- Aim -
Repeat the records verbatim and leave the pictures out of your copy.

- Figure scripts -
--- start ---

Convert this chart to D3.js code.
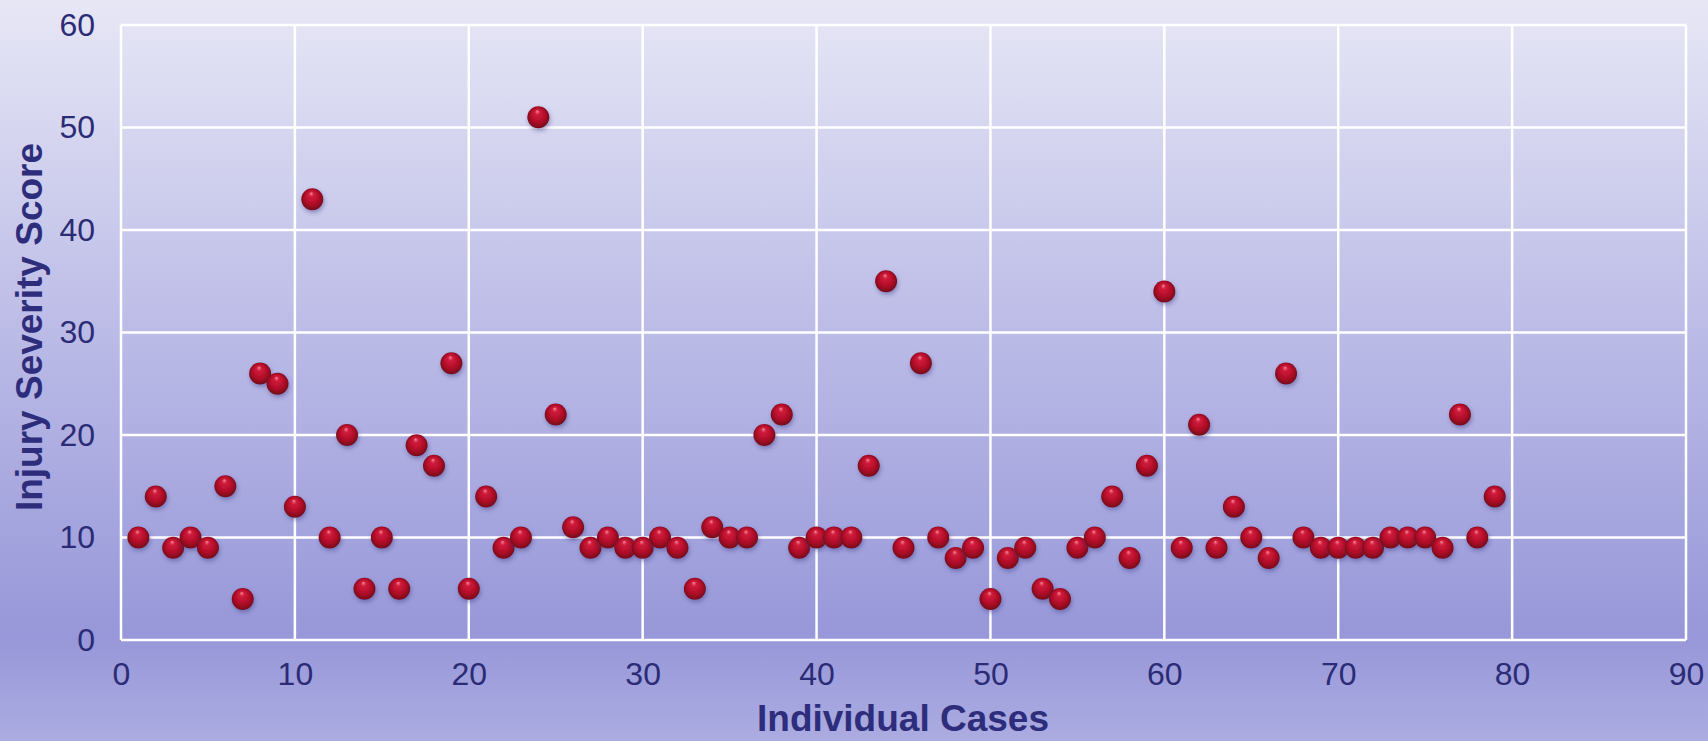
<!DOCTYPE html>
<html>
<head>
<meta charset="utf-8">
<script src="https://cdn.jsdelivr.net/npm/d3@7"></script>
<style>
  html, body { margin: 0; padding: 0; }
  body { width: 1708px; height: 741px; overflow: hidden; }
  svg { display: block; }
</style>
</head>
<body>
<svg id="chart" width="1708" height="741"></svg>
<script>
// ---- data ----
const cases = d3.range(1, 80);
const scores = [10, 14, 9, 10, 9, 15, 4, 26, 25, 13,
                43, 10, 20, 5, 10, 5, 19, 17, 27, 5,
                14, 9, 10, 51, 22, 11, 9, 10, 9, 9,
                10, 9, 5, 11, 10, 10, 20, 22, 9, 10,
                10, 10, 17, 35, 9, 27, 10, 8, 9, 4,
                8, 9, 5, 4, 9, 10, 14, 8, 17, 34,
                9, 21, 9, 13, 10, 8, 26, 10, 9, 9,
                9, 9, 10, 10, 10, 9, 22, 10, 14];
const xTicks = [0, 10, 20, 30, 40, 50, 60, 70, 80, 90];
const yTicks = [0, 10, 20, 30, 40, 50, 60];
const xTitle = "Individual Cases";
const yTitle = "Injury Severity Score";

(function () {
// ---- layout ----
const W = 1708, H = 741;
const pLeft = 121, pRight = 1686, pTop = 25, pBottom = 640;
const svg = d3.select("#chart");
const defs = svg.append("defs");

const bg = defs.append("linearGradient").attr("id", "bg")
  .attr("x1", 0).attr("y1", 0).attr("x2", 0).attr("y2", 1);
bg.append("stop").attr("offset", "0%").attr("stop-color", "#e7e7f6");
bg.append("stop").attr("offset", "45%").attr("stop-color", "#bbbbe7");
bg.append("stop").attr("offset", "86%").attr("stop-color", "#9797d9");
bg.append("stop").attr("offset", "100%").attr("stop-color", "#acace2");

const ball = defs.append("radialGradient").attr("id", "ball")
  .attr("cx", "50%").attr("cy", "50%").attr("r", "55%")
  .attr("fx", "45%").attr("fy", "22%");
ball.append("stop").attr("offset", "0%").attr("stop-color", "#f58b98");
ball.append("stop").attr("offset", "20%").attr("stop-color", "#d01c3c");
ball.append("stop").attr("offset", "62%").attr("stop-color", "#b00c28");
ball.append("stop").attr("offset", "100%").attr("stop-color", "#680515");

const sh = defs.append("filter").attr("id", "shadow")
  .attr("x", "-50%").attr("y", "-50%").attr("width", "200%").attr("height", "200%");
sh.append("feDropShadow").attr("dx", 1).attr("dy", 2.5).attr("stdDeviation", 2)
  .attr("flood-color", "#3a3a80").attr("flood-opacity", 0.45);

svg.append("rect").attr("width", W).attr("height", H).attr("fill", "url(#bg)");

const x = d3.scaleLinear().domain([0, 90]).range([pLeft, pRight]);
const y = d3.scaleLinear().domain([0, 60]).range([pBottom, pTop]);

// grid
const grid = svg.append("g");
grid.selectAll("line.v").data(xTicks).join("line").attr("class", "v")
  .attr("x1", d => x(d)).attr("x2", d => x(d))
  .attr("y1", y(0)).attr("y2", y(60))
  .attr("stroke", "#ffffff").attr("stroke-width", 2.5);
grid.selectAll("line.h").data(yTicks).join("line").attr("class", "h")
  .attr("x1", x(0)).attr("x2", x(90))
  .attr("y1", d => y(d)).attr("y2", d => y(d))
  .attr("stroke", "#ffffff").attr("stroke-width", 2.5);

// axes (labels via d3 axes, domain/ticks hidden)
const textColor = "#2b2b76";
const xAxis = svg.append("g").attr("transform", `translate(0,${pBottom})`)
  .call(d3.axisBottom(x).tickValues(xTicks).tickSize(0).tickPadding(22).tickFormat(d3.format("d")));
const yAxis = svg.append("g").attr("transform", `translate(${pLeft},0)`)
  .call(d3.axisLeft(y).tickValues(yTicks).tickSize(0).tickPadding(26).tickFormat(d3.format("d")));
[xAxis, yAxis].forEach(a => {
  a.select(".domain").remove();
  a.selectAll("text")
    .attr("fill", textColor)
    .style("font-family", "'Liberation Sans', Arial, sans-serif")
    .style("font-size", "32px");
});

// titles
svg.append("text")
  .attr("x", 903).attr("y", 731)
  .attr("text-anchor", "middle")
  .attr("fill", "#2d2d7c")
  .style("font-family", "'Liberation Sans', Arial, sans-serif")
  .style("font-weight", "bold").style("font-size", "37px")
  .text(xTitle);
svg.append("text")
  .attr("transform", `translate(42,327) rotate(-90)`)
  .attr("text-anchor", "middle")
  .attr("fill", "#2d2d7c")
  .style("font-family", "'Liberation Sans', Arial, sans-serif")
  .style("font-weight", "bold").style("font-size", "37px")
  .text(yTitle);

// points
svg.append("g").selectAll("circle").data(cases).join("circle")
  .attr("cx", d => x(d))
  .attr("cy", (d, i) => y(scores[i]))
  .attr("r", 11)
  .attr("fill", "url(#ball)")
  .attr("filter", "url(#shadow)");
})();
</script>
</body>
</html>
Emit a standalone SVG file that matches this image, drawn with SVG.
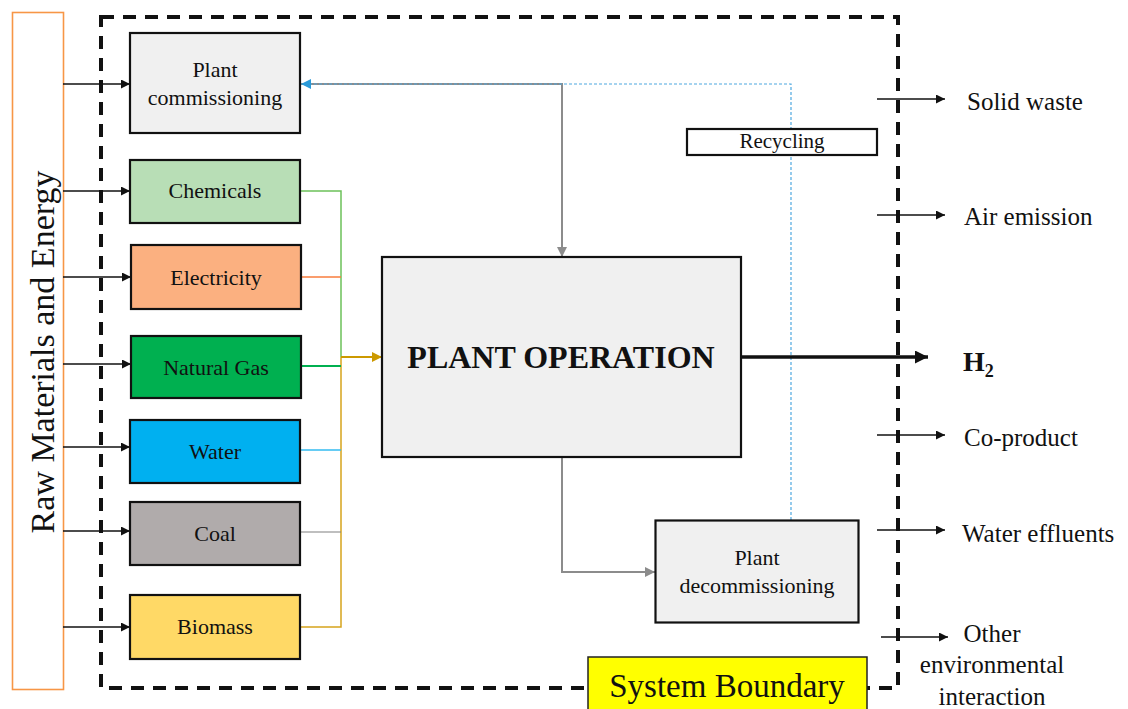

--- end ---

- Final result -
Convert this chart to D3.js code.
<!DOCTYPE html>
<html>
<head>
<meta charset="utf-8">
<script src="https://cdn.jsdelivr.net/npm/d3@7"></script>
<style>
  html, body { margin: 0; padding: 0; }
  body { width: 1708px; height: 741px; overflow: hidden; }
  svg { display: block; }
</style>
</head>
<body>
<svg id="chart" width="1708" height="741"></svg>
<script>
// ---- data ----
const cases = d3.range(1, 80);
const scores = [10, 14, 9, 10, 9, 15, 4, 26, 25, 13,
                43, 10, 20, 5, 10, 5, 19, 17, 27, 5,
                14, 9, 10, 51, 22, 11, 9, 10, 9, 9,
                10, 9, 5, 11, 10, 10, 20, 22, 9, 10,
                10, 10, 17, 35, 9, 27, 10, 8, 9, 4,
                8, 9, 5, 4, 9, 10, 14, 8, 17, 34,
                9, 21, 9, 13, 10, 8, 26, 10, 9, 9,
                9, 9, 10, 10, 10, 9, 22, 10, 14];
const xTicks = [0, 10, 20, 30, 40, 50, 60, 70, 80, 90];
const yTicks = [0, 10, 20, 30, 40, 50, 60];
const xTitle = "Individual Cases";
const yTitle = "Injury Severity Score";

(function () {
// ---- layout ----
const W = 1708, H = 741;
const pLeft = 121, pRight = 1686, pTop = 25, pBottom = 640;
const svg = d3.select("#chart");
const defs = svg.append("defs");

const bg = defs.append("linearGradient").attr("id", "bg")
  .attr("x1", 0).attr("y1", 0).attr("x2", 0).attr("y2", 1);
bg.append("stop").attr("offset", "0%").attr("stop-color", "#e7e7f6");
bg.append("stop").attr("offset", "45%").attr("stop-color", "#bbbbe7");
bg.append("stop").attr("offset", "86%").attr("stop-color", "#9797d9");
bg.append("stop").attr("offset", "100%").attr("stop-color", "#acace2");

const ball = defs.append("radialGradient").attr("id", "ball")
  .attr("cx", "50%").attr("cy", "50%").attr("r", "55%")
  .attr("fx", "45%").attr("fy", "22%");
ball.append("stop").attr("offset", "0%").attr("stop-color", "#f58b98");
ball.append("stop").attr("offset", "20%").attr("stop-color", "#d01c3c");
ball.append("stop").attr("offset", "62%").attr("stop-color", "#b00c28");
ball.append("stop").attr("offset", "100%").attr("stop-color", "#680515");

const sh = defs.append("filter").attr("id", "shadow")
  .attr("x", "-50%").attr("y", "-50%").attr("width", "200%").attr("height", "200%");
sh.append("feDropShadow").attr("dx", 1).attr("dy", 2.5).attr("stdDeviation", 2)
  .attr("flood-color", "#3a3a80").attr("flood-opacity", 0.45);

svg.append("rect").attr("width", W).attr("height", H).attr("fill", "url(#bg)");

const x = d3.scaleLinear().domain([0, 90]).range([pLeft, pRight]);
const y = d3.scaleLinear().domain([0, 60]).range([pBottom, pTop]);

// grid
const grid = svg.append("g");
grid.selectAll("line.v").data(xTicks).join("line").attr("class", "v")
  .attr("x1", d => x(d)).attr("x2", d => x(d))
  .attr("y1", y(0)).attr("y2", y(60))
  .attr("stroke", "#ffffff").attr("stroke-width", 2.5);
grid.selectAll("line.h").data(yTicks).join("line").attr("class", "h")
  .attr("x1", x(0)).attr("x2", x(90))
  .attr("y1", d => y(d)).attr("y2", d => y(d))
  .attr("stroke", "#ffffff").attr("stroke-width", 2.5);

// axes (labels via d3 axes, domain/ticks hidden)
const textColor = "#2b2b76";
const xAxis = svg.append("g").attr("transform", `translate(0,${pBottom})`)
  .call(d3.axisBottom(x).tickValues(xTicks).tickSize(0).tickPadding(22).tickFormat(d3.format("d")));
const yAxis = svg.append("g").attr("transform", `translate(${pLeft},0)`)
  .call(d3.axisLeft(y).tickValues(yTicks).tickSize(0).tickPadding(26).tickFormat(d3.format("d")));
[xAxis, yAxis].forEach(a => {
  a.select(".domain").remove();
  a.selectAll("text")
    .attr("fill", textColor)
    .style("font-family", "'Liberation Sans', Arial, sans-serif")
    .style("font-size", "32px");
});

// titles
svg.append("text")
  .attr("x", 903).attr("y", 731)
  .attr("text-anchor", "middle")
  .attr("fill", "#2d2d7c")
  .style("font-family", "'Liberation Sans', Arial, sans-serif")
  .style("font-weight", "bold").style("font-size", "37px")
  .text(xTitle);
svg.append("text")
  .attr("transform", `translate(42,327) rotate(-90)`)
  .attr("text-anchor", "middle")
  .attr("fill", "#2d2d7c")
  .style("font-family", "'Liberation Sans', Arial, sans-serif")
  .style("font-weight", "bold").style("font-size", "37px")
  .text(yTitle);

// points
svg.append("g").selectAll("circle").data(cases).join("circle")
  .attr("cx", d => x(d))
  .attr("cy", (d, i) => y(scores[i]))
  .attr("r", 11)
  .attr("fill", "url(#ball)")
  .attr("filter", "url(#shadow)");
})();
</script>
</body>
</html>
Emit a standalone SVG file that matches this image, drawn with SVG.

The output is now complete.